Astronomy is a multi-faceted discipline incorporating physics, art, cosmology, even philosophy. These facets each are composed of sub-facets and specialties. The one discipline that is common to all is mathematics.

Early astronomers observed the natural structure and dynamics of celestial body movement. This was painstaking, tedious work, documenting the position and apparent motion of everything that moved up there. They were collecting data! Then, using this data to construct the motion of the Sun, Moon, and planets for example, a picture of how our solar system worked started to emerge. From these data came the calendar, and a way to predict seasons. Early astronomers also predicted future outcomes by the position and movement of heavenly bodies. Yes, they were astrologers too. Early cultures associated the heavens with various gods and lived according to predictions. Funny thing, astrology uses some complex math formulas to arrive at a prediction or explanation.

Data collection and mathematics, that’s the ticket, eh? However, as history shows, that ticket doesn’t necessarily get you to the correct destination.
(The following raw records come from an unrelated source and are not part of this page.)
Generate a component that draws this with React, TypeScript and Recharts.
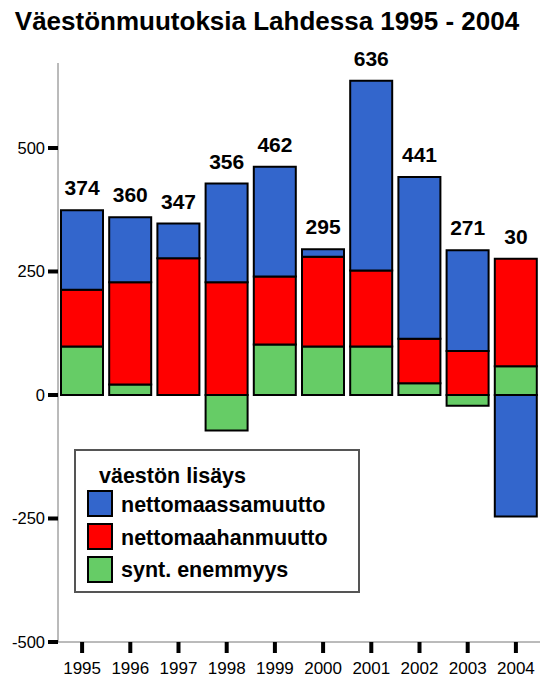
import React from "react";
import { ComposedChart, Bar, Line, XAxis, YAxis, LabelList } from "recharts";

const years = ["1995", "1996", "1997", "1998", "1999", "2000", "2001", "2002", "2003", "2004"];
// synt. enemmyys (births minus deaths)
const births = [98, 21, 0, -72, 102, 98, 98, 24, -22, 58];
// nettomaahanmuutto (net immigration)
const immigration = [115, 207, 277, 228, 138, 182, 154, 90, 89, 218];
// nettomaassamuutto (net internal migration)
const internal = [161, 132, 70, 200, 222, 15, 384, 327, 204, -246];
// labels printed above bars
const totals = [374, 360, 347, 356, 462, 295, 636, 441, 271, 30];
const yTicks = [-500, -250, 0, 250, 500];

const series = [
  { key: "internal", name: "nettomaassamuutto", color: "#3366CC" },
  { key: "immigration", name: "nettomaahanmuutto", color: "#FF0000" },
  { key: "births", name: "synt. enemmyys", color: "#66CC66" },
];

const data = years.map((year, i) => ({
  year,
  births: births[i],
  immigration: immigration[i],
  internal: internal[i],
  total: totals[i],
  top: Math.max(births[i], 0) + Math.max(immigration[i], 0) + Math.max(internal[i], 0),
}));

const font = "'Liberation Sans', Arial, sans-serif";
const frame = "#777";

const XTick = (props: any) => {
  const { x, y, payload } = props;
  return (
    <text x={x} y={y} dy={12} textAnchor="middle" fontSize={17} fontFamily={font} fill="#000">
      {payload.value}
    </text>
  );
};

const YTick = (props: any) => {
  const { x, y, payload } = props;
  return (
    <text x={x} y={y} dy={6} textAnchor="end" fontSize={16.5} fontFamily={font} fill="#000">
      {payload.value}
    </text>
  );
};

export default function App() {
  return (
    <div style={{ position: "absolute", left: 0, top: 0, width: 543, height: 679, background: "#fff" }}>
      <ComposedChart
        width={543}
        height={679}
        data={data}
        stackOffset="sign"
        margin={{ top: 63, right: 3, bottom: 0, left: 0 }}
        style={{ fontFamily: font }}
      >
        <XAxis
          dataKey="year"
          height={37}
          axisLine={{ stroke: frame, strokeWidth: 1 }}
          tickLine={{ stroke: "#000", strokeWidth: 4 }}
          tickSize={11}
          tickMargin={9}
          tick={<XTick />}
          interval={0}
        />
        <XAxis
          xAxisId="top"
          dataKey="year"
          orientation="top"
          height={0}
          tick={false}
          tickLine={false}
          axisLine={{ stroke: frame, strokeWidth: 1 }}
        />
        <YAxis
          width={58}
          domain={[-500, 672]}
          ticks={yTicks}
          allowDataOverflow
          axisLine={{ stroke: frame, strokeWidth: 1 }}
          tickLine={{ stroke: "#000", strokeWidth: 4 }}
          tickSize={10}
          tickMargin={3}
          tick={<YTick />}
        />
        <YAxis
          yAxisId="right"
          orientation="right"
          width={0}
          domain={[-500, 672]}
          tick={false}
          tickLine={false}
          axisLine={{ stroke: frame, strokeWidth: 1 }}
        />
        <Bar dataKey="births" stackId="a" fill="#66CC66" stroke="#000" strokeWidth={2} barSize={42} isAnimationActive={false} />
        <Bar dataKey="immigration" stackId="a" fill="#FF0000" stroke="#000" strokeWidth={2} barSize={42} isAnimationActive={false} />
        <Bar dataKey="internal" stackId="a" fill="#3366CC" stroke="#000" strokeWidth={2} barSize={42} isAnimationActive={false} />
        <Line dataKey="top" stroke="none" dot={false} activeDot={false} isAnimationActive={false}>
          <LabelList
            dataKey="total"
            position="top"
            offset={15}
            fill="#000"
            style={{ fontSize: 21, fontWeight: 700, fontFamily: font }}
          />
        </Line>
      </ComposedChart>

      {/* title + legend overlay */}
      <svg width={543} height={679} style={{ position: "absolute", left: 0, top: 0, pointerEvents: "none" }}>
        <text x={267} y={29.5} textAnchor="middle" fontSize={26} fontWeight={700} fontFamily={font} fill="#000">
          Väestönmuutoksia Lahdessa 1995 - 2004
        </text>
        <rect x={75} y={450} width={284} height={142} fill="#fff" stroke="#555" strokeWidth={2} />
        <text x={99} y={483} fontSize={21.5} fontWeight={700} fontFamily={font} fill="#000">
          väestön lisäys
        </text>
        {series.map((s, i) => (
          <g key={s.key}>
            <rect x={88} y={491 + i * 33} width={24} height={25} fill={s.color} stroke="#000" strokeWidth={2} />
            <text x={121} y={512 + i * 32.5} fontSize={21.5} fontWeight={700} fontFamily={font} fill="#000">
              {s.name}
            </text>
          </g>
        ))}
      </svg>
    </div>
  );
}
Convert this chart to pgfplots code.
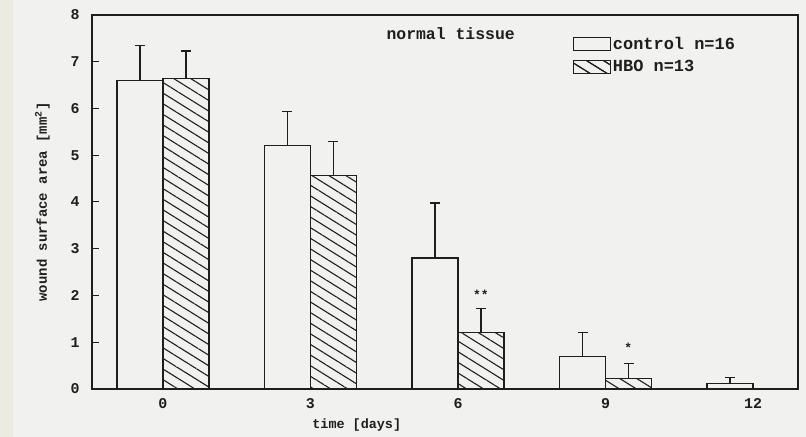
\documentclass[border=0pt]{standalone}
\usepackage{pgfplots}
\pgfplotsset{compat=1.18}
\usetikzlibrary{patterns.meta}
\usepackage{fontspec}
\setmainfont{Liberation Mono}
\definecolor{bg}{HTML}{F1F1F0}
\definecolor{strip}{HTML}{ECEBE2}
\definecolor{ink}{HTML}{1E1E1E}
\pgfplotstableread{
x    c     ce    h     he
0    6.60  0.75  6.65  0.58
1    5.20  0.74  4.57  0.72
2    2.80  1.18  1.20  0.53
3    0.70  0.50  0.22  0.33
4    0.12  0.13  nan   nan
}\data
\begin{document}
\begin{tikzpicture}[x=1bp,y=1bp]
\fill[bg] (0,0) rectangle (806,437);
\fill[strip] (0,0) rectangle (13,437);
\begin{axis}[
  at={(92bp,48bp)}, anchor=south west,
  scale only axis, width=706bp, height=374bp,
  ybar, bar width=46bp,
  xmin=-0.481, xmax=4.305, ymin=0, ymax=8,
  ytick={0,...,8}, xtick={0,1,2,3,4}, xticklabels={0,3,6,9,12},
  tick align=inside, ytick pos=left, xtick pos=bottom,
  major tick length=7bp,
  x tick style={draw=none},
  y tick style={line width=1pt, ink},
  axis line style={line width=1.3pt, ink},
  tick label style={font=\fontsize{15}{15}\selectfont\bfseries, ink},
  /pgf/number format/assume math mode=true,
  xticklabel style={yshift=-6bp},
  yticklabel style={xshift=-9bp},
  xlabel={time [days]},
  xlabel style={font=\fontsize{13.5}{13.5}\selectfont\bfseries, ink, at={(axis description cs:0.375,0)}, anchor=north, yshift=-26bp},
  ylabel={wound surface area [mm$^{\mathbf{2}}$]},
  ylabel style={font=\fontsize{14}{14}\selectfont\bfseries, ink, yshift=14bp},
  legend style={draw=none, fill=none, at={(rel axis cs:0.681,0.946)}, anchor=north west,
    font=\fontsize{17}{17}\selectfont\bfseries, text=ink, row sep=5bp, inner sep=0pt,
    legend cell align=left},
  error bars/y dir=plus, error bars/y explicit,
  error bars/error mark options={rotate=90, mark size=5bp, line width=1.2pt, ink},
  error bars/error bar style={line width=1.2pt, ink},
]
\addplot[draw=ink, line width=1.2pt, fill=bg, bar shift=-23bp,
  legend image code/.code={\draw[draw=ink, line width=1pt, fill=bg] (0bp,-6.5bp) rectangle (37bp,6.5bp);}]
  table[x=x, y=c, y error=ce] {\data};
\addlegendentry{control n=16}
\addplot[draw=ink, line width=1.2pt, fill=bg, bar shift=23bp,
  postaction={pattern={Lines[angle=-32, distance=9bp, line width=1.1pt]}, pattern color=ink},
  legend image code/.code={\draw[draw=ink, line width=1pt, fill=bg, postaction={pattern={Lines[angle=-32, distance=9bp, line width=1.1pt]}, pattern color=ink}] (0bp,-6.5bp) rectangle (37bp,6.5bp);}]
  table[x=x, y=h, y error=he] {\data};
\addlegendentry{HBO n=13}
\node[font=\fontsize{13}{13}\selectfont\bfseries, ink] at (axis cs:2.155,2.02) {**};
\node[font=\fontsize{13}{13}\selectfont\bfseries, ink] at (axis cs:3.155,0.88) {*};
\node[font=\fontsize{16.5}{16.5}\selectfont\bfseries, ink] at (rel axis cs:0.508,0.95) {normal tissue};
\end{axis}
\end{tikzpicture}
\end{document}
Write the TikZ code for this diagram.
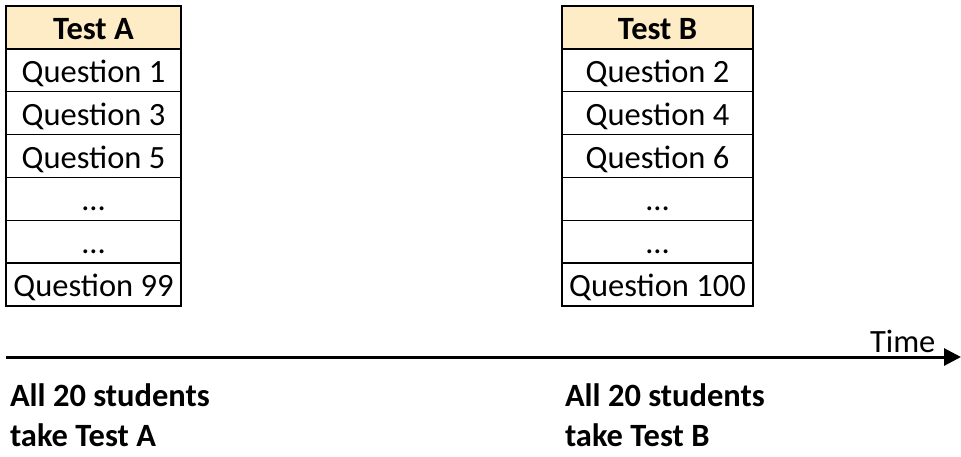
\documentclass[tikz,border=0pt]{standalone}
\usepackage{fontspec}
\setmainfont{Carlito}
\usetikzlibrary{arrows.meta}
\definecolor{headfill}{RGB}{253,236,197}
\tikzset{
  cell/.style={draw=black, line width=1.5pt, rectangle, inner sep=0pt, outer sep=0pt,
    minimum height=300/7*1pt, text height=24pt, text depth=0pt,
    font=\fontsize{32.5}{39}\selectfont},
  cellA/.style={cell, minimum width=175pt},
  cellB/.style={cell, minimum width=191pt},
  head/.style={fill=headfill, font=\fontsize{32.5}{39}\selectfont\bfseries},
  lbl/.style={inner sep=0pt, outer sep=0pt, anchor=base west, font=\fontsize{32.5}{39}\selectfont},
  blbl/.style={lbl, font=\fontsize{32.5}{39}\selectfont\bfseries},
}
\begin{document}
\begin{tikzpicture}[x=1pt,y=-1pt]
\useasboundingbox (0,0) rectangle (961,456);
\def\rh{42.857}
% Table A
\node[cellA,head] (a0) at (93.5,{6+0.5*\rh}) {Test A};
\node[cellA] (a1) at (93.5,{6+1.5*\rh}) {Question 1};
\node[cellA] (a2) at (93.5,{6+2.5*\rh}) {Question 3};
\node[cellA] (a3) at (93.5,{6+3.5*\rh}) {Question 5};
\node[cellA] (a4) at (93.5,{6+4.5*\rh}) {…};
\node[cellA] (a5) at (93.5,{6+5.5*\rh}) {…};
\node[cellA] (a6) at (93.5,{6+6.5*\rh}) {Question 99};
% Table B
\node[cellB,head] (b0) at (657.5,{6+0.5*\rh}) {Test B};
\node[cellB] (b1) at (657.5,{6+1.5*\rh}) {Question 2};
\node[cellB] (b2) at (657.5,{6+2.5*\rh}) {Question 4};
\node[cellB] (b3) at (657.5,{6+3.5*\rh}) {Question 6};
\node[cellB] (b4) at (657.5,{6+4.5*\rh}) {…};
\node[cellB] (b5) at (657.5,{6+5.5*\rh}) {…};
\node[cellB] (b6) at (657.5,{6+6.5*\rh}) {Question 100};
% Time axis
\coordinate (t0) at (6,357);
\coordinate (t1) at (961,357);
\draw[line width=3pt, -{Triangle[length=17pt,width=17pt]}] (t0) -- (t1);
\node[lbl] (time) at (870,352) {Time};
% Bottom labels
\node[blbl] (la1) at (10,406) {All 20 students};
\node[blbl] (la2) at (10,446) {take Test A};
\node[blbl] (lb1) at (565,406) {All 20 students};
\node[blbl] (lb2) at (565,446) {take Test B};
\end{tikzpicture}
\end{document}
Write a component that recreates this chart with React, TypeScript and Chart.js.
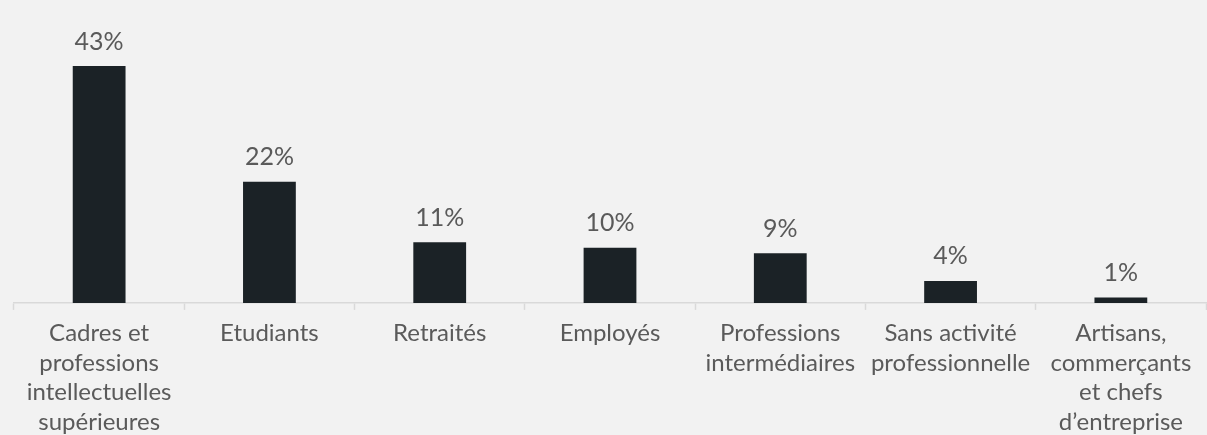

We’ve had many fits and starts in our quest for understanding this universe and that’s where philosophy comes into play. An astronomer’s philosophic leanings can and have affected their use of mathematics on data. Tycho Brahe and earlier astronomers saw our universe as Earth centered. They then created sophisticated mathematical models of it to conform. Albert Einstein would not accept his own work showing our universe is expanding. He created a “fudge factor” to make the universe fit his static universe beliefs.

It can be argued that AI in astronomy came about in the 1990s to process the terabytes of data produced by  digital sky surveys. Such mountains of data have necessitated creating algorithms (mathematics)  to analyze the data. These algorithms were astronomers DIY AI, specifically developed to look for certain patterns, signals, etc. in the data. This form of AI is specialized however, and generally not able to adjust itself to changing data patterns.

Today’s AI is a different machine. It’s a little scary, as it can and will adapt to changes, like a human. AI is a learning machine, and it remembers way better than any of us. AI doesn’t just analyze, it will suggest things, it will see anomalies, it will make corrections.

It will argue.

That’s a little scary too, but it might point out a philosophic error in logic, perhaps preventing astronomers from going down the dreaded data “rabbit hole”.

All of this should be a boon for processing the big astronomical data produced. The dark side is…might AI put some astronomers out of their jobs? That’s a fear.

What’s in the Sky?

June 3: Full, Strawberry Moon.

June 4; before sunrise; east: Jupiter, with Mercury and Uranus to its lower left hang low in the sky. Use binoculars if you have them.